I've seen this pattern before. During the 2020 DeFi summer, I designed a yield arbitrage strategy that exploited oracle latency between Curve and Balancer. The profits came from a 3-second window—a tiny inefficiency. This mini PC milestone is similar: a tiny efficiency improvement in infrastructure, but one that compounds over time. Every additional full node strengthens the network's censorship resistance and reduces the attack surface for eclipse attacks.
Data reveals the truth; narrative obscures it. The truth is that Bitcoin's decentralization is not purely about node count—it's about the distribution of verification power. A single mini PC in a household in Warsaw, run by a retiree, contributes as much security as a server in a data center. The difference is that the data center node can be seized or ordered to censor transactions. The home node cannot—unless authorities physically break down the door, which is a far higher bar.
Contrarian: Correlation ≠ Causation
Before we pop the champagne, let me inject a cold dose of quantitative skepticism. Lower hardware barriers do not automatically translate to more nodes. We saw this with the Raspberry Pi Bitcoin node guides that have existed for years—they never triggered a node count explosion. The friction is not just financial; it's the time cost of initial block download (IBD). On a mini PC with average internet, syncing from scratch could take 2-4 weeks. That's the real gatekeeper, not the price tag.

Moreover, running a node is a chore. You need to keep it online, update software, monitor disk space. Most people won't do it. The correlation between hardware affordability and node adoption is weak at best. We need to distinguish between what is technically possible and what is practically implemented.
Another blind spot: the UTXO set will continue growing. A 600 GB blockchain today might be 1.5 TB in five years. That mini PC's 1TB SSD will fill up. The storage requirement is a moving target, and the hardware threshold will require constant upgrades. This isn't a one-and-done solution; it's a treadmill.

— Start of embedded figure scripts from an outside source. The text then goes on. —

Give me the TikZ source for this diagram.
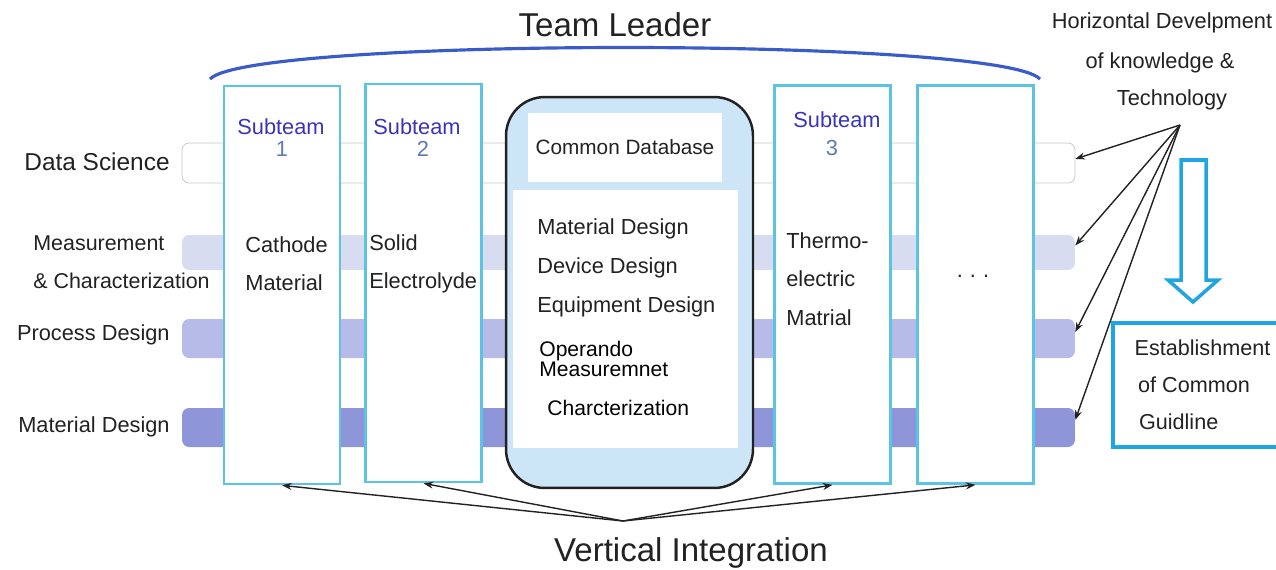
\documentclass[tikz,border=0pt]{standalone}
\usepackage{fontspec}
\setmainfont{Liberation Sans}
\usetikzlibrary{arrows.meta,positioning}
\definecolor{cSub}{HTML}{5BC4E6}
\definecolor{cArc}{HTML}{3A5CC8}
\definecolor{cTxt}{HTML}{3B34B8}
\definecolor{cNum}{HTML}{5B7BB4}
\definecolor{cBa}{HTML}{FFFFFF}
\definecolor{cBb}{HTML}{D8DCF1}
\definecolor{cBc}{HTML}{B6BCE7}
\definecolor{cBd}{HTML}{8E96D9}
\definecolor{cDB}{HTML}{CCE6F8}
\definecolor{cBlue}{HTML}{1FA6E0}
\definecolor{cInk}{HTML}{222222}
\tikzset{
  >={Stealth[length=5.5pt,width=4pt]},
  band/.style={rounded corners=4pt,minimum width=17.86cm,inner sep=0pt},
  sbox/.style={draw=cSub,line width=1.6pt,fill=white,minimum width=2.32cm,minimum height=7.96cm,inner sep=0pt},
  dbox/.style={draw=cInk,line width=1.4pt,fill=cDB,rounded corners=22pt,minimum width=4.94cm,minimum height=7.82cm,inner sep=0pt},
  wbox/.style={fill=white,inner sep=0pt},
  gbox/.style={draw=cBlue,line width=1.8pt,minimum width=3.7cm,minimum height=2.48cm,inner sep=0pt},
  lbl/.style={font=\fontsize{12.4}{21.8}\selectfont,text=cInk,inner sep=0pt,align=left},
  big/.style={font=\fontsize{18.8}{22}\selectfont,text=cInk,inner sep=0pt},
  stt/.style={font=\fontsize{12.4}{15}\selectfont,text=cTxt,inner sep=0pt},
  num/.style={font=\fontsize{12.4}{15}\selectfont,text=cNum,inner sep=0pt},
  ar/.style={->,cInk,line width=0.8pt},
}
\begin{document}
\begin{tikzpicture}[x=0.02cm,y=-0.02cm]
\useasboundingbox (0,0) rectangle (1276,569);
\node[big] (tl) at (615,25) {Team Leader};
\draw[cArc,line width=1.8pt] (210,79) .. controls (250,37) and (1000,37) .. (1040,79);
\node[band,draw=gray!45,fill=cBa,minimum height=0.8cm] (bDS) at (628.5,163) {};
\node[band,fill=cBb,minimum height=0.7cm] (bMC) at (628.5,252.5) {};
\node[band,fill=cBc,minimum height=0.78cm] (bPD) at (628.5,338.5) {};
\node[band,fill=cBd,minimum height=0.78cm] (bMD) at (628.5,427.5) {};
\node[lbl,font=\fontsize{13.9}{16}\selectfont,anchor=east] (lDS) at (170,162) {Data Science};
\node[lbl,font=\fontsize{12.2}{21.8}\selectfont,anchor=west] (lMC) at (33,262.5) {Measurement\\\& Characterization};
\node[lbl,anchor=east] (lPD) at (170,335) {Process Design};
\node[lbl,anchor=east] (lMD) at (170,427) {Material Design};
\node[sbox] (s1) at (282,285) {};
\node[sbox] (s2) at (423.5,283) {};
\node[sbox] (s3) at (832.5,284.5) {};
\node[sbox] (s4) at (975.5,284.5) {};
\node[stt] (t1) at (281,127) {Subteam};
\node[num] (n1) at (282,149) {1};
\node[stt] (t2) at (417,127) {Subteam};
\node[num] (n2) at (423,149) {2};
\node[stt] (t3) at (837,120) {Subteam};
\node[num] (n3) at (832,148) {3};
\node[lbl,anchor=west] (c1) at (245,264) {Cathode\\Material};
\node[lbl,anchor=west] (c2) at (369,264) {Solid\\Electrolyde};
\node[lbl,anchor=west] (c3) at (786,279) {Thermo-\\electric\\Matrial};
\node[lbl] (c4) at (973,276) {.\hspace{4pt}.\hspace{4pt}.};
\node[dbox] (db) at (629.5,292.5) {};
\node[wbox,minimum width=3.88cm,minimum height=1.38cm,font=\fontsize{11.8}{14}\selectfont,text=cInk] (dbt) at (625,147.5) {Common Database};
\node[wbox,minimum width=4.5cm,minimum height=5.16cm] (dbl) at (625.5,319) {};
\node[lbl,font=\fontsize{12.4}{22.4}\selectfont,anchor=west] (d1) at (537,268) {Material Design\\Device Design\\Equipment Design};
\node[lbl,font=\fontsize{12}{10.2}\selectfont,text=black,anchor=west] (d2) at (539,359) {Operando\\Measuremnet};
\node[lbl,font=\fontsize{12}{14}\selectfont,text=black,anchor=west] (d3) at (547,408) {Charcterization};
\node[lbl] (h1) at (1162,23) {Horizontal Develpment};
\node[lbl] (h2) at (1160,63) {of knowledge \&};
\node[lbl] (h3) at (1172,100) {Technology};
\coordinate (hub) at (1180,125);
\draw[ar] (hub) -- ([yshift=2.3pt]bDS.east);
\draw[ar] (hub) -- ([yshift=4pt]bMC.east);
\draw[ar] (hub) -- ([yshift=3.7pt]bPD.east);
\draw[ar] (hub) -- ([yshift=4.3pt]bMD.east);
\draw[cBlue,line width=2pt,line join=miter] (1181,160) -- (1206,160) -- (1206,280) -- (1218,280)
  -- (1193,302) -- (1168,280) -- (1181,280) -- cycle;
\node[gbox] (eg) at (1205.5,385) {};
\node[lbl,font=\fontsize{12.3}{21}\selectfont,anchor=west] (egt) at ([xshift=13pt]eg.west) {Establishment\\\hspace{2pt}of Common\\\hspace{2.5pt}Guidline};
\coordinate (vo) at (623,521);
\draw[ar] (vo) -- (s1.south);
\draw[ar] (vo) -- (s2.south);
\draw[ar] (vo) -- (s3.south);
\draw[ar] (vo) -- (s4.south);
\node[big] (vi) at (691,553) {Vertical Integration};
\end{tikzpicture}
\end{document}
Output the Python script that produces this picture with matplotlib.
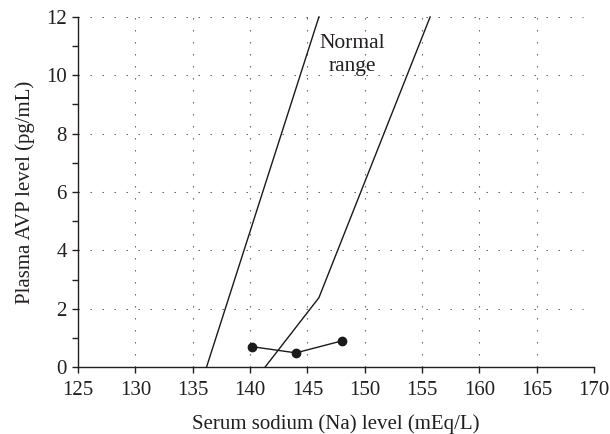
import matplotlib
matplotlib.use("Agg")
import matplotlib.pyplot as plt
import numpy as np

plt.rcParams['font.family'] = ['Liberation Serif', 'DejaVu Serif']

# Normal range boundary lines
left_x = [136.2, 146.0]
left_y = [0.0, 12.0]
right_x = [141.3, 146.0, 155.7]
right_y = [0.0, 2.38, 12.0]
# Patient data
pt_x = [140.2, 144.0, 148.0]
pt_y = [0.70, 0.49, 0.90]

xticks = [125, 130, 135, 140, 145, 150, 155, 160, 165, 170]
yticks = [0, 2, 4, 6, 8, 10, 12]

fig = plt.figure(figsize=(6.1, 4.34), dpi=100)
ax = fig.add_axes([0.128, 0.154, 0.846, 0.807])

ax.set_xlim(125, 170)
ax.set_ylim(0, 12)
ax.set_xticks(xticks)
ax.set_yticks(yticks)
ax.set_yticks(np.arange(1, 12, 2), minor=True)

grid_style = dict(color='#555555', lw=0.8, linestyle=(0, (1.2, 9.6)), zorder=0)
for x in xticks[1:]:
    ax.axvline(x, **grid_style)
for y in yticks[1:]:
    ax.plot([125, 169.0], [y, y], **grid_style)

ax.plot(left_x, left_y, color='#1a1a1a', lw=1.0, clip_on=False, zorder=3)
ax.plot(right_x, right_y, color='#1a1a1a', lw=1.0, clip_on=False, zorder=3)
ax.plot(pt_x, pt_y, color='#1a1a1a', lw=1.0, marker='o', markersize=6, zorder=4)

ax.text(148.9, 10.7, 'Normal\nrange', ha='center', va='center', fontsize=15.5,
        color='#231f20', linespacing=1.3)

for s in ['top', 'right']:
    ax.spines[s].set_visible(False)
for s in ['left', 'bottom']:
    ax.spines[s].set_linewidth(1.0)
    ax.spines[s].set_color('#231f20')

ax.tick_params(axis='both', which='both', direction='out', length=4, width=1.0,
               color='#231f20', labelsize=15, labelcolor='#231f20')
ax.tick_params(axis='x', pad=6)
ax.tick_params(axis='y', pad=4)
ax.set_xlabel('Serum sodium (Na) level (mEq/L)', fontsize=15, color='#231f20', labelpad=10)
ax.set_ylabel('Plasma AVP level (pg/mL)', fontsize=15, color='#231f20', labelpad=8)

fig.savefig('out.png', dpi=100)
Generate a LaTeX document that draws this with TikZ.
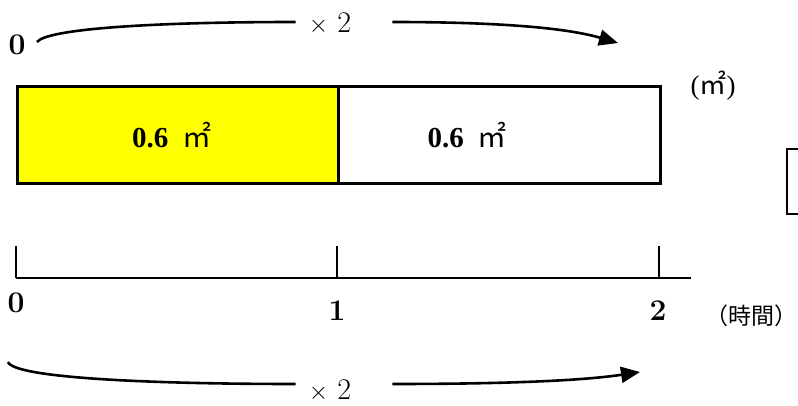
\documentclass[tikz,border=0pt]{standalone}
\usepackage{fontspec}
\usetikzlibrary{arrows.meta,calc}
\newfontfamily\jpfont{Noto Sans CJK JP}
\newfontfamily\tmfont{Liberation Serif}
\definecolor{AreaYellow}{HTML}{FFFF00}
\newcommand{\sqm}{{\jpfont ㎡}}

\begin{document}
\begin{tikzpicture}[x=1pt,y=-1pt,
    numtext/.style={font=\fontsize{30}{34}\selectfont},
    areatext/.style={font=\tmfont\fontsize{29}{34}\selectfont},
    bigline/.style={line width=2.6pt},
    tickline/.style={line width=2pt},
    bendarrow/.style={bigline,-{Triangle[length=19pt,width=16pt]}}]
  \useasboundingbox (0,0) rectangle (798,406);

  % area bar
  \node[draw,bigline,fill=AreaYellow,minimum width=321pt,minimum height=97pt,anchor=north west,inner sep=0pt] (left) at (16,85) {};
  \node[draw,bigline,minimum width=322pt,minimum height=97pt,anchor=north west,inner sep=0pt] (right) at (337,85) {};
  \node[areatext] at ([xshift=-6pt]left.center) {\textbf{0.6}\hspace{14pt}\sqm};
  \node[areatext] at ([xshift=-32pt]right.center) {\textbf{0.6}\hspace{14pt}\sqm};
  \node[areatext,font=\tmfont\fontsize{27}{30}\selectfont] (unitA) at (713,86) {(\sqm)};

  % partial box at the edge
  \draw[tickline] (800,149) -- (787,149) -- (787,214) -- (800,214);

  % time axis
  \coordinate (a0) at (16,278);
  \coordinate (a1) at (337,278);
  \coordinate (a2) at (659,278);
  \coordinate (aend) at (691,278);
  \draw[tickline] (a0) -- (aend);
  \foreach \p in {a0,a1,a2}
    \draw[tickline] (\p) -- ++(0,-32);
  \node[numtext] (t0) at (16,303) {\textbf{0}};
  \node[numtext] (t1) at (337,311) {\textbf{1}};
  \node[numtext] (t2) at (658,311) {\textbf{2}};
  \node[font=\fontsize{23}{26}\selectfont\jpfont,inner sep=0pt] (unitB) at (751,316) {（時間）};

  % x2 above
  \node[numtext] (zeroT) at (17,45) {\textbf{0}};
  \node[numtext,inner sep=0pt] (timesT) at (330,24) {$\times$ 2};
  \coordinate (topend) at (618,43);
  \draw[bigline] ($(zeroT.east)+(8,-3)$) .. controls ($(zeroT.east)+(18,-16)$) and (150,22) .. ($(timesT.west)+(-13,-2)$);
  \draw[bendarrow] ($(timesT.east)+(41,-2)$) .. controls (480,22) and (560,26) .. (topend);

  % x2 below
  \coordinate (botstart) at (8,362);
  \node[numtext,inner sep=0pt] (timesB) at (330,391) {$\times$ 2};
  \coordinate (botend) at (640,372);
  \draw[bigline] (botstart) .. controls (14,378) and (150,384) .. ($(timesB.west)+(-13,-7)$);
  \draw[bendarrow] ($(timesB.east)+(41,-7)$) .. controls (500,384) and (580,381) .. (botend);
\end{tikzpicture}
\end{document}
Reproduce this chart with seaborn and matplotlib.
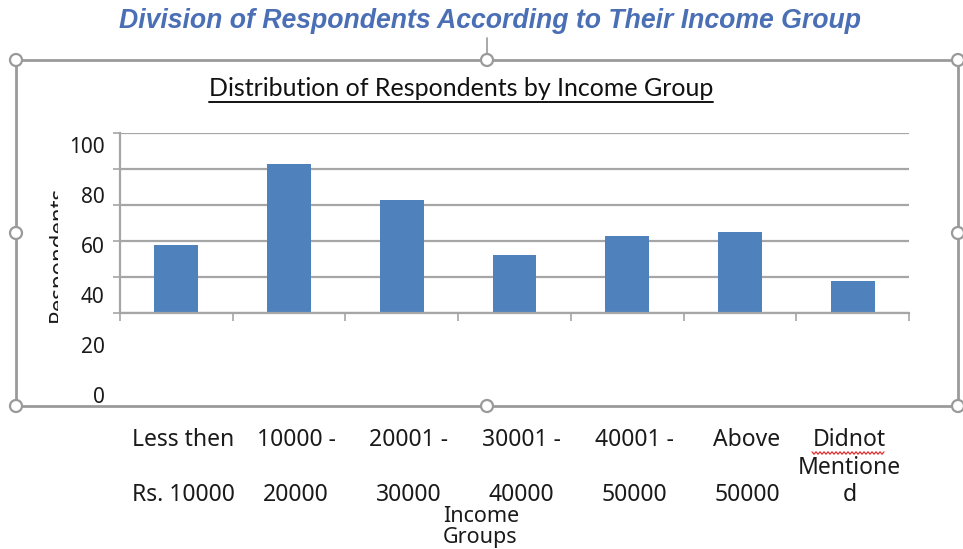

But here's the deeper contrarian point: market euphoria around ETFs and price action masks this foundational improvement. While retail chases green candles, the underlying infrastructure for user sovereignty is quietly becoming more accessible. The market prices short-term liquidity, but it consistently underprices long-term resilience. Based on my experience building an institutional compliance dashboard that standardized ingestion from 12 blockchains, I can tell you that real institutional trust comes from verifiability, not from regulatory approvals. This mini PC milestone enables verifiability at scale.
Takeaway: The Signal to Watch
Over the next six months, I will be closely watching two data points: the number of full nodes that stay online for more than 30 days, and the geographic distribution of new nodes. If the mini PC narrative triggers a sustained increase in non-data-center nodes—especially in regions with weak property rights—we are witnessing a genuine strengthening of Bitcoin's immune system.
Don't mistake price for progress. The ETF is a financial wrapper; this mini PC is a tool for financial autonomy. One is for speculators, the other for sovereign individuals. In the long game, the sovereign individuals win.
Code is law, but bugs are fatal. This hardware breakthrough is not a bug fix—it's a usability unlock. The question is whether the community will exploit it.
(The author holds Bitcoin and is a node operator. No positions in hardware manufacturers. This is not investment advice.)